▶ Stated goal: Each line from the start of the records below through the line that contains "fill=rd] (s2) at" should be printed exactly. Pictures are omitted.

[Entries taken from a collection]
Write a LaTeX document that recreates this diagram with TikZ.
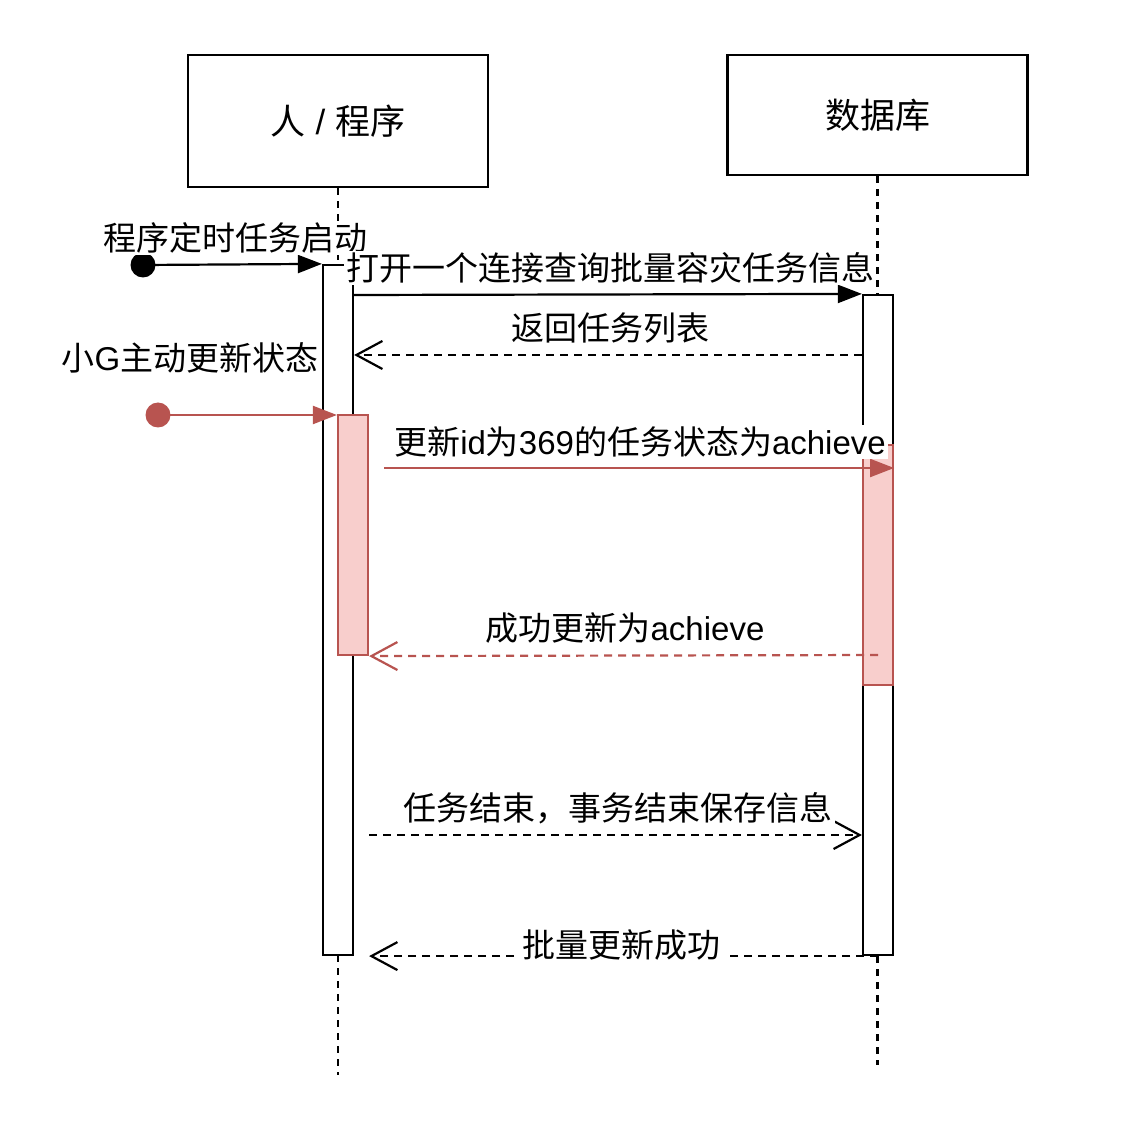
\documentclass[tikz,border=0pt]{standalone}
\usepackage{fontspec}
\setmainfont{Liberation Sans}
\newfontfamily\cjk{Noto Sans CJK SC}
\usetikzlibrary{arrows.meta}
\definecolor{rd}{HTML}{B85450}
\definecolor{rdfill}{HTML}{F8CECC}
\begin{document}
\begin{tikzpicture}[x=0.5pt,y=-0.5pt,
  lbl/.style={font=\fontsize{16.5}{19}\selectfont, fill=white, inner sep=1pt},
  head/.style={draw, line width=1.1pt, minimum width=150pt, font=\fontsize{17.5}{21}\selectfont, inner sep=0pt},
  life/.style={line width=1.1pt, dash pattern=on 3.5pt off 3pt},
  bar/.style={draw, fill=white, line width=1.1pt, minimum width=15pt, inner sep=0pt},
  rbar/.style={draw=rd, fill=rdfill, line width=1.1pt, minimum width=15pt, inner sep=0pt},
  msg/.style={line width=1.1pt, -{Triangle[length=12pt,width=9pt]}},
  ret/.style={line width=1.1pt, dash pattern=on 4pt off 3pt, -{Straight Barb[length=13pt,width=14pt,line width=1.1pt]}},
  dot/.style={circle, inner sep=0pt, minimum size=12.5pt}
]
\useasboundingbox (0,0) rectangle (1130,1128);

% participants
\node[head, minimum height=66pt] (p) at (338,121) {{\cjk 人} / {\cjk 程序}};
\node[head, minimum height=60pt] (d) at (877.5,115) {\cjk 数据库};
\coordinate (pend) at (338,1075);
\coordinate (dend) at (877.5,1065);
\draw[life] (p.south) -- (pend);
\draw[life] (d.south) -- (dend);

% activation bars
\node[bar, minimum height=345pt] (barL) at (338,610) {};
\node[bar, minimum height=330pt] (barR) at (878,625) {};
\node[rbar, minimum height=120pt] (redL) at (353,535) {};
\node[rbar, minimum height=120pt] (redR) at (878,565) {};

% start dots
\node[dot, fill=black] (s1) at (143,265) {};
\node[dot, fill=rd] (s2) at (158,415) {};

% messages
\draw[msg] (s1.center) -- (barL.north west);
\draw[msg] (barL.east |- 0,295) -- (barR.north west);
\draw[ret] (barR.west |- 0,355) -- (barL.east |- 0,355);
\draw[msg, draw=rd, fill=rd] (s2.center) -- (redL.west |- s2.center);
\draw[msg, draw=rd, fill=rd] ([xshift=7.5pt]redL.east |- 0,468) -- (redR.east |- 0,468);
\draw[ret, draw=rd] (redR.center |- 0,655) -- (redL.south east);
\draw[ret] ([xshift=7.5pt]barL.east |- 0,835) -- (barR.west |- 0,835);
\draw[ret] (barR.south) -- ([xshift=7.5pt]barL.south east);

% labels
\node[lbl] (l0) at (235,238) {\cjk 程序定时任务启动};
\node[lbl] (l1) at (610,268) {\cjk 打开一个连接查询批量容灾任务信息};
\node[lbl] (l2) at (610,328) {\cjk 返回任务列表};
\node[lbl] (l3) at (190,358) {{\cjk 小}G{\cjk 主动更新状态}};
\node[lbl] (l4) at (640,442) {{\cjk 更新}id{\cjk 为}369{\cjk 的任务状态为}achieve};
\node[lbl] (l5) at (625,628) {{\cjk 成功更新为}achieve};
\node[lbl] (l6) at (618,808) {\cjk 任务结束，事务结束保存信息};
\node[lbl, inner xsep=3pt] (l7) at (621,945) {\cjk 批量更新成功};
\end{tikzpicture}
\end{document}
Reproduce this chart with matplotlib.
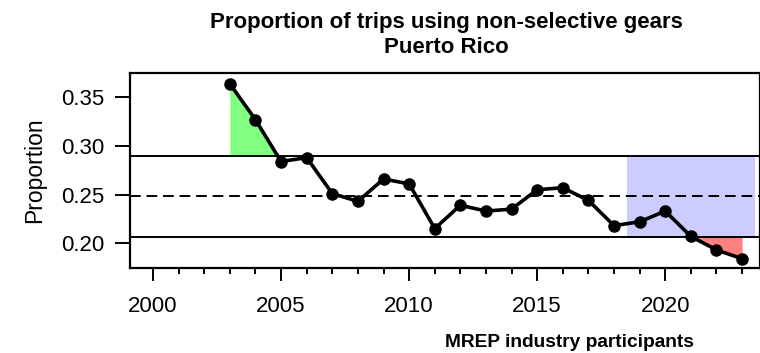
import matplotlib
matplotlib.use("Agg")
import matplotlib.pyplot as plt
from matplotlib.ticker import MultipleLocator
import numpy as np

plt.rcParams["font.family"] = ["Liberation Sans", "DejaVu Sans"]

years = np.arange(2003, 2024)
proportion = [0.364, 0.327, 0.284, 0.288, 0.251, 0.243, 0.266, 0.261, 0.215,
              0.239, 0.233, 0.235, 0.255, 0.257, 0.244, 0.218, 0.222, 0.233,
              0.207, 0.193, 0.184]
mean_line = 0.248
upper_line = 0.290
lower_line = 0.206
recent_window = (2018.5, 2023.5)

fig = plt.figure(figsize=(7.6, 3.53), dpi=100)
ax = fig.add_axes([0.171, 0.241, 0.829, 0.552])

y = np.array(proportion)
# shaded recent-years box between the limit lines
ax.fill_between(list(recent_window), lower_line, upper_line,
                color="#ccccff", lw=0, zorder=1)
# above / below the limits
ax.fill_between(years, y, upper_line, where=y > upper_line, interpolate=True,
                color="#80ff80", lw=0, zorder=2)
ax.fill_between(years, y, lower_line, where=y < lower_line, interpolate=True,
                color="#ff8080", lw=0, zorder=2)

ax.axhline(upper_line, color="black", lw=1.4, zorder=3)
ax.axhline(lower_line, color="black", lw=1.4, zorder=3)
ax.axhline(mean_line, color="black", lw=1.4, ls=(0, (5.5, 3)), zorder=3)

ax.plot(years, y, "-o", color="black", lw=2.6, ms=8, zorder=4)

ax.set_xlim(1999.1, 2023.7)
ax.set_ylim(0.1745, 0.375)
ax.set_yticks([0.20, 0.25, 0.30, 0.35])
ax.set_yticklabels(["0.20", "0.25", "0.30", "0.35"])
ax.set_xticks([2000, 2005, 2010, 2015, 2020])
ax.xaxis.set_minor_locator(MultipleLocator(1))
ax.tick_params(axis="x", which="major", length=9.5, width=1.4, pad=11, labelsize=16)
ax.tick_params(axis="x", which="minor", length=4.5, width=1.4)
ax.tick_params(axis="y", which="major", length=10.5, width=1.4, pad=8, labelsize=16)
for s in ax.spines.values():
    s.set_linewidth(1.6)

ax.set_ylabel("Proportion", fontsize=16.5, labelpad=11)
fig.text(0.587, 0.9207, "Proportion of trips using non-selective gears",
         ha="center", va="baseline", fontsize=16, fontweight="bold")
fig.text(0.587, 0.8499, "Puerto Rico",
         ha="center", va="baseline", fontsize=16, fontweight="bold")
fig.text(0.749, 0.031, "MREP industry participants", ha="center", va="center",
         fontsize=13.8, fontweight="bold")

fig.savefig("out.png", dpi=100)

▶ Response to the task:
Write a LaTeX document that recreates this diagram with TikZ.
\documentclass[tikz,border=0pt]{standalone}
\usepackage{fontspec}
\setmainfont{Liberation Sans}
\newfontfamily\cjk{Noto Sans CJK SC}
\usetikzlibrary{arrows.meta}
\definecolor{rd}{HTML}{B85450}
\definecolor{rdfill}{HTML}{F8CECC}
\begin{document}
\begin{tikzpicture}[x=0.5pt,y=-0.5pt,
  lbl/.style={font=\fontsize{16.5}{19}\selectfont, fill=white, inner sep=1pt},
  head/.style={draw, line width=1.1pt, minimum width=150pt, font=\fontsize{17.5}{21}\selectfont, inner sep=0pt},
  life/.style={line width=1.1pt, dash pattern=on 3.5pt off 3pt},
  bar/.style={draw, fill=white, line width=1.1pt, minimum width=15pt, inner sep=0pt},
  rbar/.style={draw=rd, fill=rdfill, line width=1.1pt, minimum width=15pt, inner sep=0pt},
  msg/.style={line width=1.1pt, -{Triangle[length=12pt,width=9pt]}},
  ret/.style={line width=1.1pt, dash pattern=on 4pt off 3pt, -{Straight Barb[length=13pt,width=14pt,line width=1.1pt]}},
  dot/.style={circle, inner sep=0pt, minimum size=12.5pt}
]
\useasboundingbox (0,0) rectangle (1130,1128);

% participants
\node[head, minimum height=66pt] (p) at (338,121) {{\cjk 人} / {\cjk 程序}};
\node[head, minimum height=60pt] (d) at (877.5,115) {\cjk 数据库};
\coordinate (pend) at (338,1075);
\coordinate (dend) at (877.5,1065);
\draw[life] (p.south) -- (pend);
\draw[life] (d.south) -- (dend);

% activation bars
\node[bar, minimum height=345pt] (barL) at (338,610) {};
\node[bar, minimum height=330pt] (barR) at (878,625) {};
\node[rbar, minimum height=120pt] (redL) at (353,535) {};
\node[rbar, minimum height=120pt] (redR) at (878,565) {};

% start dots
\node[dot, fill=black] (s1) at (143,265) {};
\node[dot, fill=rd] (s2) at (158,415) {};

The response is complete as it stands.